Peki, bu gerçekleri dile getirmek AKP’cilik/Erdoğancılık mı oluyor ?
Çokları olaya bu pencereden bakıyor, öyle yaklaşıyor…
Oysa savunulan ülke çıkarlarıdır ! Ülke çıkarları da parti çıkarlarının üzerinde olmuştur hep… Buna, vatanseverlik denilir.
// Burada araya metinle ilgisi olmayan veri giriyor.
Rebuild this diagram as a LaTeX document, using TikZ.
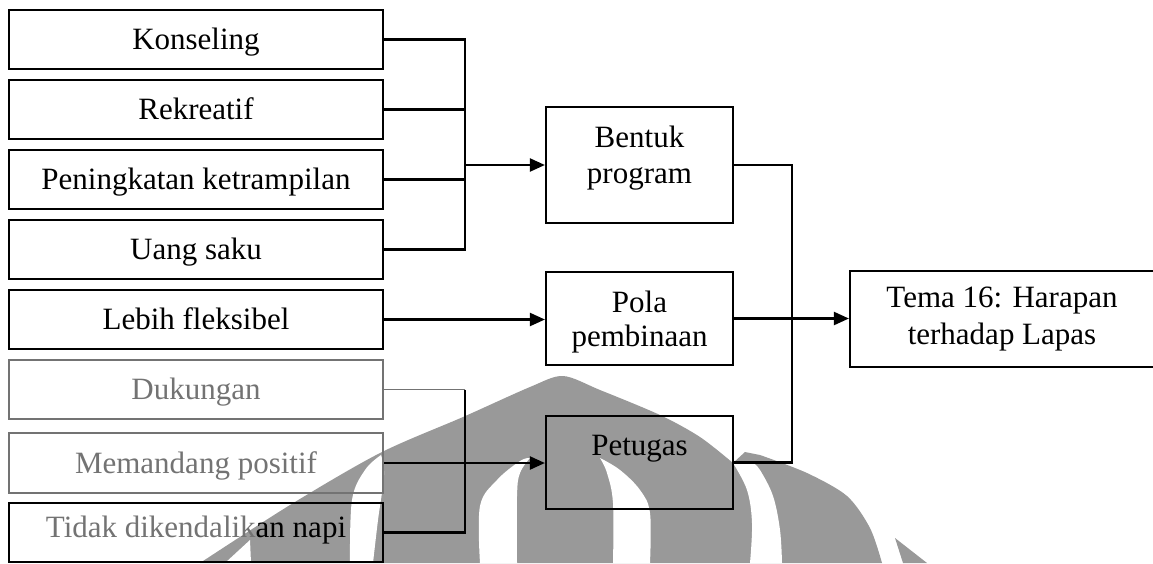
\documentclass[tikz,border=0pt]{standalone}
\usepackage{fontspec}
\setmainfont{Liberation Serif}
\usetikzlibrary{arrows.meta}
\definecolor{wm}{gray}{0.6}
\definecolor{faded}{gray}{0.45}
\begin{document}
\begin{tikzpicture}[x=1pt,y=-1pt,
  font=\fontsize{31}{36}\selectfont,
  conn/.style={line width=2.2pt},
  arr/.style={conn,-{Triangle[length=15pt,width=13pt]}},
  lbox/.style={draw,line width=2.2pt,minimum width=374pt,minimum height=59pt,
               inner sep=0pt,text height=20.5pt,text depth=0pt},
  rbox/.style={draw,line width=2.2pt,minimum width=187pt,inner sep=0pt},
  boxtext/.style={align=center,inner sep=0pt,anchor=north}
]
\useasboundingbox (0,0) rectangle (1153,563);
\clip (0,0) rectangle (1153,563);

% background emblem
\fill[wm] plot[smooth,tension=0.5] coordinates {(200,563) (290,505) (380,453) (463,417) (530,387) (563,376)
          (600,390) (660,415) (700,437) (733,463)}
   -- (745,452) -- (760,455)
   -- plot[smooth,tension=0.5] coordinates {(760,455) (807,473) (847,496) (870,528) (882,563)} -- cycle;
\fill[wm] (895,538) -- (927,563) -- (903,563) -- cycle;
\fill[white] (225,563) -- (250,540) -- (251,563) -- cycle;
\fill[white] plot[smooth,tension=0.6] coordinates {(350,563) (352,500) (365,470) (381,455)}
   -- plot[smooth,tension=0.6] coordinates {(381,455) (384,475) (378,520) (373,563)} -- cycle;
\fill[white] plot[smooth,tension=0.6] coordinates {(480,563) (480,506) (497,480) (520,461) (530,458)}
   -- plot[smooth,tension=0.6] coordinates {(530,458) (520,473) (517,496) (517,563)} -- cycle;
\fill[white] plot[smooth,tension=0.6] coordinates {(650,563) (650,513) (640,490) (620,470) (600,458)}
   -- plot[smooth,tension=0.6] coordinates {(600,458) (607,473) (613,503) (613,563)} -- cycle;
\fill[white] plot[smooth,tension=0.6] coordinates {(733,463) (747,490) (752,523) (750,563)}
   -- plot[smooth,tension=0.6] coordinates {(782,563) (780,530) (773,496) (760,470) (753,463)} -- cycle;

% left column
\node[lbox] (konseling)   at (196,39.5)  {Konseling};
\node[lbox] (rekreatif)   at (196,109.5) {Rekreatif};
\node[lbox] (peningkatan) at (196,179.5) {Peningkatan ketrampilan};
\node[lbox] (uang)        at (196,249.5) {Uang saku};
\node[lbox] (lebih)       at (196,319.5) {Lebih fleksibel};
\node[lbox,draw=faded,text=faded] (dukungan) at (196,389.5) {Dukungan};
\node[lbox,draw=faded,text=faded,minimum height=60pt] (memandang) at (196,463) {Memandang positif};
\node[lbox,text depth=11pt] (tidak) at (196,532.5) {\textcolor{faded}{Tidak dikendalik}an napi};

% middle column
\node[rbox,minimum height=116pt] (bentuk)  at (639.5,165)   {};
\node[rbox,minimum height=93pt]  (pola)    at (639.5,318.5) {};
\node[rbox,minimum height=93pt]  (petugas) at (639.5,462.5) {};
\node[boxtext] (bentukT) at (639.5,125.5) {Bentuk\\program};
\node[boxtext,font=\fontsize{31}{34}\selectfont] (polaT) at (639.5,290.8) {Pola\\pembinaan};
\node[anchor=base,inner sep=0pt] (petugasT) at (639.5,455) {Petugas};

% theme
\node[draw,line width=2.2pt,minimum width=304pt,minimum height=96pt,inner sep=0pt] (tema) at (1002,319) {};
\node[boxtext,font=\fontsize{31}{37}\selectfont] (temaT) at (1002,287) {Tema 16: Harapan\\terhadap Lapas};

% connectors
\coordinate (busA) at (465,0);
\coordinate (busB) at (465,0);
\coordinate (busC) at (792,0);
\draw[conn] (konseling.east) -- (konseling.east -| busA) -- (uang.east -| busA) -- (uang.east);
\draw[conn] (rekreatif.east) -- (rekreatif.east -| busA);
\draw[conn] (peningkatan.east) -- (peningkatan.east -| busA);
\draw[arr] (bentuk.west -| busA) -- (bentuk.west);

\draw[arr] (lebih.east) -- (lebih.east -| pola.west);

\draw[line width=1.4pt,draw=faded] (dukungan.east) -- (dukungan.east -| busB);
\draw[conn] (dukungan.east -| busB) -- (tidak.east -| busB) -- (tidak.east);
\draw[arr] (memandang.east) -- (memandang.east -| petugas.west);

\draw[conn] (bentuk.east) -- (bentuk.east -| busC) -- (petugas.east -| busC) -- (petugas.east);
\draw[arr] (pola.east) -- (pola.east -| tema.west);
\end{tikzpicture}
\end{document}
Yarın AKP/Erdoğan, bugün savunduğu/izlediği politikalardan dönerse, bu kez vatanseverlik, ona karşı çıkmak şekline dönüşür. Bahçeli’ninizlediği ırkçı/ilhakçı politika ise dün de yanlıştı, bugün de yanlış !..
o o o
Bu genel bakış açısının, temel kriteri halkın çıkarları olan küçük ölçekli bir örneğini şu sıralar Ereğli’de yaşıyoruz:
Belediye Meclisi, iki AKP’li üyeyi de yanına alan CHP’li üyelerin oylarıyla bir takım halk hizmetlerini engelledi. Bunların birisi de Elmatepe’ye yapılması öngörülen üstgeçit projesiydi.
Yeni Ufuk/TV’nin yeni yayınlamaya başladığı “Meraklı Mikrofon” programı, olayı sıcağı sıcağına Elmatepe halkına taşıdı.
Elmatepeliler, siyasal çıkarlarını halkın cangüvenliğinin önünde görenlere ateş püskürüyorlardı.
Haklıydılar.Muhalefet uçukluğu bir kez daha halkın çıkarlarının önüne geçmişti çünkü !..
Vatanseverliğin, solculuğun, halkçılığın temel kriteri, ülkenin ve halkın çıkarlarını savunmak ve korumaktır. Bunu AKP yapmış, CHP yapmış farketmez !
Ülkenin ve halkın çıkarları !..
Temel kriter, budur !
Yeni Ufuk’un ve benim yaptığım da bu !
Ülkenin ve halkın çıkarlarını gözetmek !..
Ereğli’deki son meclis olayında da bunu yaptık.
“Türkiye, komşularıyla el ele vermelidir” şeklindeki tezi ise yıllardır savunuyoruz zaten…
Kim ne dersedesin, kim bizi kiminle birlikte göstermeye çalışırsa çalışsın/suçlasın…
Bu çizgimizi koruyacağız.
Vatanın ve halkın çıkarları bunu emrediyor çünkü !
Solculuk dediğiniz şey de budur özünde.
Yerel muhalefetin gözleri kafasının arkasında !
Önünü göremiyor bu yüzden…
Son söz:
Partiler/politikacılar gelir geçer, ama hizmetler kalır.